## TASK BRIEF
Output the first line of the listing and each line after it, up to and including the line that contains "const crossTitle = 'Cross-Sectional Studies';", exactly as written, minus the pictures.

## DATASET SECTION
-- start --
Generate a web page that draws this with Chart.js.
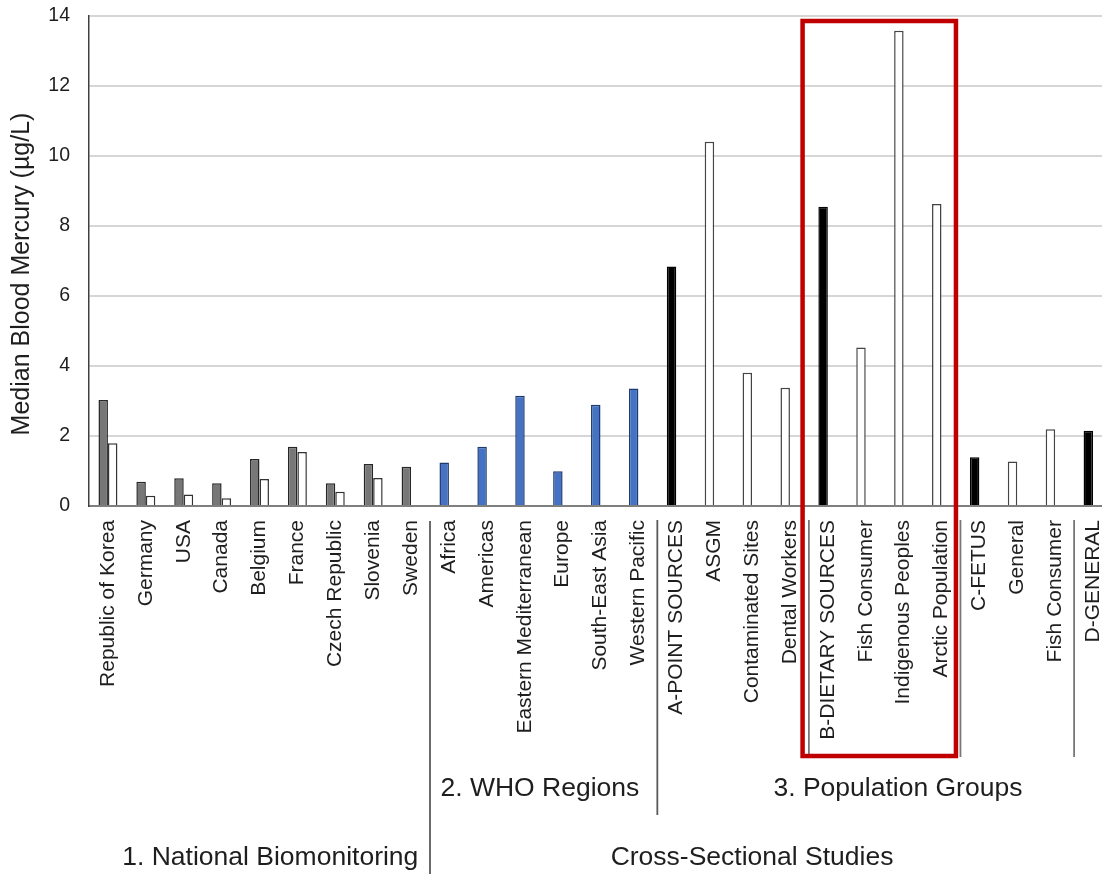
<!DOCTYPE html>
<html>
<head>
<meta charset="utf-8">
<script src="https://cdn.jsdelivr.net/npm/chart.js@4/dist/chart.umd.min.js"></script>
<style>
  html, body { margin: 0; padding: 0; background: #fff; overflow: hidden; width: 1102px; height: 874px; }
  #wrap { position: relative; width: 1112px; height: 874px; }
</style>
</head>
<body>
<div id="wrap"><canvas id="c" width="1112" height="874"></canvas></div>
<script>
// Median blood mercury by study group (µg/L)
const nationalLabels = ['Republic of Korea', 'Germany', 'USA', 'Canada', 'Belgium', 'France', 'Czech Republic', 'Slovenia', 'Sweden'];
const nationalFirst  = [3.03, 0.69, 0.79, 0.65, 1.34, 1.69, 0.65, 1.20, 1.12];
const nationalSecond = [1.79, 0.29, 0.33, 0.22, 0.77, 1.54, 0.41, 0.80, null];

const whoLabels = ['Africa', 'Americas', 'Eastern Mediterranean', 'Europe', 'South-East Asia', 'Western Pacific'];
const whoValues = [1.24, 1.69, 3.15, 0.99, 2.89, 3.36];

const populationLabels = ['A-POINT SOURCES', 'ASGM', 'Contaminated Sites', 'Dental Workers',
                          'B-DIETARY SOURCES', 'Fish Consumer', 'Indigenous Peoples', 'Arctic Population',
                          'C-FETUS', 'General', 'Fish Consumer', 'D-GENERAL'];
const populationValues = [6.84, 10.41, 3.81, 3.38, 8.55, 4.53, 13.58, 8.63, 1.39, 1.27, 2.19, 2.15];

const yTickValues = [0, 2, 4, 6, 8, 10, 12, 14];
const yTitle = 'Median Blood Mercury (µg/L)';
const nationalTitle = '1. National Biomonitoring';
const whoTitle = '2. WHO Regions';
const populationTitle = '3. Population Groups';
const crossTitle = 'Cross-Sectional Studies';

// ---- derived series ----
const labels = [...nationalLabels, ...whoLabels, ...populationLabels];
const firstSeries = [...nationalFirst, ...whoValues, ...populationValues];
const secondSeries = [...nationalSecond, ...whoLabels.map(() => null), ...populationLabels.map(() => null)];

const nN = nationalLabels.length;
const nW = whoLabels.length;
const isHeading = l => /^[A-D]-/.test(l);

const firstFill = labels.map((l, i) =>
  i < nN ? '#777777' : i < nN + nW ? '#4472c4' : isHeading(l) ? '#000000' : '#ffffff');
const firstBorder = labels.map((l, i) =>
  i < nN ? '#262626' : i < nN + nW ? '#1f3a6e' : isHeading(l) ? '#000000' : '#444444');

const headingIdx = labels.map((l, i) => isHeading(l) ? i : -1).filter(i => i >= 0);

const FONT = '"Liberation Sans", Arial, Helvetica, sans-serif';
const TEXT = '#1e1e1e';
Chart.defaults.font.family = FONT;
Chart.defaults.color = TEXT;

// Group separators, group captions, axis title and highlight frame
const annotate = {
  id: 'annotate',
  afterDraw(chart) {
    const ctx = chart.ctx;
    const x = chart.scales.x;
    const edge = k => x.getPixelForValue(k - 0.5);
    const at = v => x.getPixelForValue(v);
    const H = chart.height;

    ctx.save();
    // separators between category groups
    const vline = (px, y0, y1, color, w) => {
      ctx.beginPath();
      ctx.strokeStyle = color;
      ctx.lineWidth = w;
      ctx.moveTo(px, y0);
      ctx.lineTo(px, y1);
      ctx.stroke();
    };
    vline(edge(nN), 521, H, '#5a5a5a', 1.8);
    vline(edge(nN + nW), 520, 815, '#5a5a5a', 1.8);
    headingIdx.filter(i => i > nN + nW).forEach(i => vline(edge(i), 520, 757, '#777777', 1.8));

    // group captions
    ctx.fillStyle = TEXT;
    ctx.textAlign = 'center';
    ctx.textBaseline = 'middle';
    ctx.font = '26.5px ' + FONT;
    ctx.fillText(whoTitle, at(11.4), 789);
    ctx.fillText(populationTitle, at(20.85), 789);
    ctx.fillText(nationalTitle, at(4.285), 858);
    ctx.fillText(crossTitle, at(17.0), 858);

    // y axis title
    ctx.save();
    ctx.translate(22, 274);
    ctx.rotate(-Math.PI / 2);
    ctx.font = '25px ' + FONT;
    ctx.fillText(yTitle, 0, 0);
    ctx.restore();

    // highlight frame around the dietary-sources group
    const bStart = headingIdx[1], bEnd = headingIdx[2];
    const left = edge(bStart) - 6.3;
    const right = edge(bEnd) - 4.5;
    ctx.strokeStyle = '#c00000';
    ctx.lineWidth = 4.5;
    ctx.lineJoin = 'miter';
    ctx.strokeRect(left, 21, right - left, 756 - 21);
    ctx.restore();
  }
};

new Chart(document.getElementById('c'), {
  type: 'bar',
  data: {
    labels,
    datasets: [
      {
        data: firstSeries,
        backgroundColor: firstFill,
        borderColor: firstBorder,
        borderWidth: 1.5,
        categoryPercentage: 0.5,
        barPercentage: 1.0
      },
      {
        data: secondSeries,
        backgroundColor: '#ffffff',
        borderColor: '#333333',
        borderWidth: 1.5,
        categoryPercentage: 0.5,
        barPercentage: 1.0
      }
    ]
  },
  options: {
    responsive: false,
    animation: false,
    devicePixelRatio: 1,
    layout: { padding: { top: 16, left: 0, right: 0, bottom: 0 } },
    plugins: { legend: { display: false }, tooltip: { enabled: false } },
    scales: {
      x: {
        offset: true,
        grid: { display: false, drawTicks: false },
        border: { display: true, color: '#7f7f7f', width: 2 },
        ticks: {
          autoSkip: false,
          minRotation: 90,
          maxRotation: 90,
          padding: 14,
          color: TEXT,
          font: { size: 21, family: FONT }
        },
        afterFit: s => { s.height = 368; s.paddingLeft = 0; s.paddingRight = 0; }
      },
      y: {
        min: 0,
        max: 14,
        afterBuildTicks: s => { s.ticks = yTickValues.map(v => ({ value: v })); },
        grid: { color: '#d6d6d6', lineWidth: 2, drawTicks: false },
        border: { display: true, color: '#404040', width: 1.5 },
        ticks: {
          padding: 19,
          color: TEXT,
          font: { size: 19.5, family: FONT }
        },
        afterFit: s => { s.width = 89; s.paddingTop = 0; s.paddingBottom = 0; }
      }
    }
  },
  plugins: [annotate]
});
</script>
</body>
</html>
-- end --
## FINAL ANSWER
Generate a web page that draws this with Chart.js.
<!DOCTYPE html>
<html>
<head>
<meta charset="utf-8">
<script src="https://cdn.jsdelivr.net/npm/chart.js@4/dist/chart.umd.min.js"></script>
<style>
  html, body { margin: 0; padding: 0; background: #fff; overflow: hidden; width: 1102px; height: 874px; }
  #wrap { position: relative; width: 1112px; height: 874px; }
</style>
</head>
<body>
<div id="wrap"><canvas id="c" width="1112" height="874"></canvas></div>
<script>
// Median blood mercury by study group (µg/L)
const nationalLabels = ['Republic of Korea', 'Germany', 'USA', 'Canada', 'Belgium', 'France', 'Czech Republic', 'Slovenia', 'Sweden'];
const nationalFirst  = [3.03, 0.69, 0.79, 0.65, 1.34, 1.69, 0.65, 1.20, 1.12];
const nationalSecond = [1.79, 0.29, 0.33, 0.22, 0.77, 1.54, 0.41, 0.80, null];

const whoLabels = ['Africa', 'Americas', 'Eastern Mediterranean', 'Europe', 'South-East Asia', 'Western Pacific'];
const whoValues = [1.24, 1.69, 3.15, 0.99, 2.89, 3.36];

const populationLabels = ['A-POINT SOURCES', 'ASGM', 'Contaminated Sites', 'Dental Workers',
                          'B-DIETARY SOURCES', 'Fish Consumer', 'Indigenous Peoples', 'Arctic Population',
                          'C-FETUS', 'General', 'Fish Consumer', 'D-GENERAL'];
const populationValues = [6.84, 10.41, 3.81, 3.38, 8.55, 4.53, 13.58, 8.63, 1.39, 1.27, 2.19, 2.15];

const yTickValues = [0, 2, 4, 6, 8, 10, 12, 14];
const yTitle = 'Median Blood Mercury (µg/L)';
const nationalTitle = '1. National Biomonitoring';
const whoTitle = '2. WHO Regions';
const populationTitle = '3. Population Groups';
const crossTitle = 'Cross-Sectional Studies';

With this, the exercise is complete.